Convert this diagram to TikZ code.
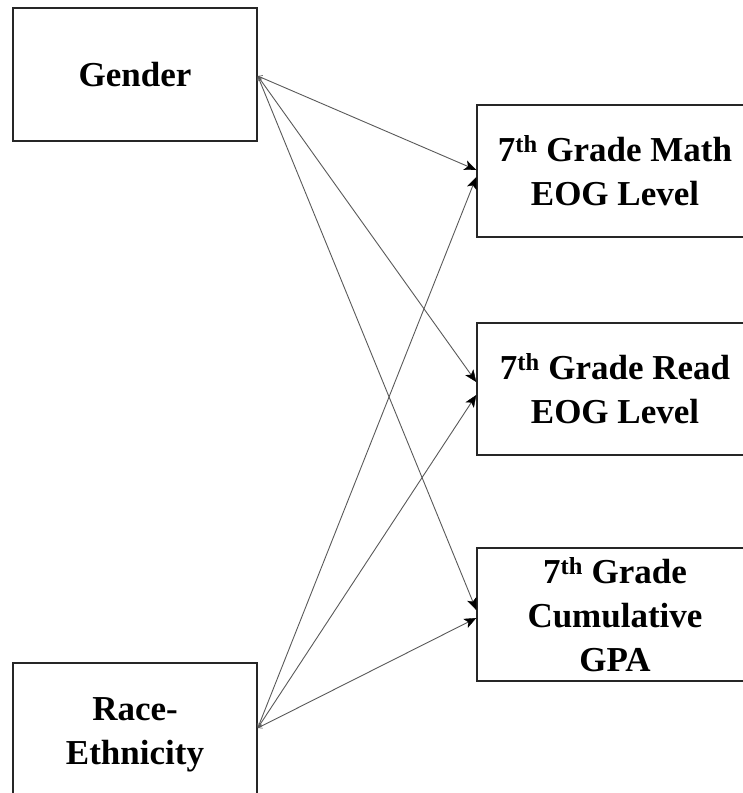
\documentclass[tikz,border=0pt]{standalone}
\usepackage{fontspec}
\setmainfont{Liberation Serif}
\usetikzlibrary{arrows.meta}
\begin{document}
\begin{tikzpicture}[x=1pt,y=-1pt,
  varbox/.style={draw=black!85,line width=1.5pt,fill=white,align=center,
    inner sep=0pt,font=\fontsize{35}{44}\selectfont\bfseries},
  leftbox/.style={varbox,minimum width=244pt},
  rightbox/.style={varbox,minimum width=276pt},
  path/.style={draw=black!65,line width=0.9pt,
    {Straight Barb[length=4pt,width=5pt,line width=0.6pt]}-{Stealth[length=12pt,width=10pt,inset=3pt,color=black,line width=0.4pt]}}]
\useasboundingbox (0,0) rectangle (743,793);
\begin{scope}
\clip (0,0) rectangle (743,793);
% predictors
\node[leftbox,minimum height=133pt] (gender) at (135,74.5) {Gender};
\node[leftbox,minimum height=144pt] (race) at (135,735) {Race-\\Ethnicity};
% outcomes
\node[rightbox,minimum height=132pt] (math) at (615,171) {7\textsuperscript{th} Grade Math\\EOG Level};
\node[rightbox,minimum height=132pt] (read) at (615,389) {7\textsuperscript{th} Grade Read\\EOG Level};
\node[rightbox,minimum height=133pt] (gpa) at (615,614.5) {7\textsuperscript{th} Grade\\Cumulative\\GPA};
% paths from gender
\draw[path] ([yshift=-1.5pt]gender.east) -- ([yshift=1pt]math.west);
\draw[path] ([yshift=-1.5pt]gender.east) -- ([yshift=7pt]read.west);
\draw[path] ([yshift=-1.5pt]gender.east) -- ([yshift=4.5pt]gpa.west);
% paths from race-ethnicity
\draw[path] ([yshift=7pt]race.east) -- ([yshift=-6pt]math.west);
\draw[path] ([yshift=7pt]race.east) -- ([yshift=-6pt]read.west);
\draw[path] ([yshift=7pt]race.east) -- ([yshift=-3.5pt]gpa.west);
\end{scope}
\end{tikzpicture}
\end{document}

### YOUR TASK
All the lines above are to be given again exactly as they read, with the pictures removed.

### WRITTEN ANSWER
Convert this diagram to TikZ code.
\documentclass[tikz,border=0pt]{standalone}
\usepackage{fontspec}
\setmainfont{Liberation Serif}
\usetikzlibrary{arrows.meta}
\begin{document}
\begin{tikzpicture}[x=1pt,y=-1pt,
  varbox/.style={draw=black!85,line width=1.5pt,fill=white,align=center,
    inner sep=0pt,font=\fontsize{35}{44}\selectfont\bfseries},
  leftbox/.style={varbox,minimum width=244pt},
  rightbox/.style={varbox,minimum width=276pt},
  path/.style={draw=black!65,line width=0.9pt,
    {Straight Barb[length=4pt,width=5pt,line width=0.6pt]}-{Stealth[length=12pt,width=10pt,inset=3pt,color=black,line width=0.4pt]}}]
\useasboundingbox (0,0) rectangle (743,793);
\begin{scope}
\clip (0,0) rectangle (743,793);
% predictors
\node[leftbox,minimum height=133pt] (gender) at (135,74.5) {Gender};
\node[leftbox,minimum height=144pt] (race) at (135,735) {Race-\\Ethnicity};
% outcomes
\node[rightbox,minimum height=132pt] (math) at (615,171) {7\textsuperscript{th} Grade Math\\EOG Level};
\node[rightbox,minimum height=132pt] (read) at (615,389) {7\textsuperscript{th} Grade Read\\EOG Level};
\node[rightbox,minimum height=133pt] (gpa) at (615,614.5) {7\textsuperscript{th} Grade\\Cumulative\\GPA};
% paths from gender
\draw[path] ([yshift=-1.5pt]gender.east) -- ([yshift=1pt]math.west);
\draw[path] ([yshift=-1.5pt]gender.east) -- ([yshift=7pt]read.west);
\draw[path] ([yshift=-1.5pt]gender.east) -- ([yshift=4.5pt]gpa.west);
% paths from race-ethnicity
\draw[path] ([yshift=7pt]race.east) -- ([yshift=-6pt]math.west);
\draw[path] ([yshift=7pt]race.east) -- ([yshift=-6pt]read.west);
\draw[path] ([yshift=7pt]race.east) -- ([yshift=-3.5pt]gpa.west);
\end{scope}
\end{tikzpicture}
\end{document}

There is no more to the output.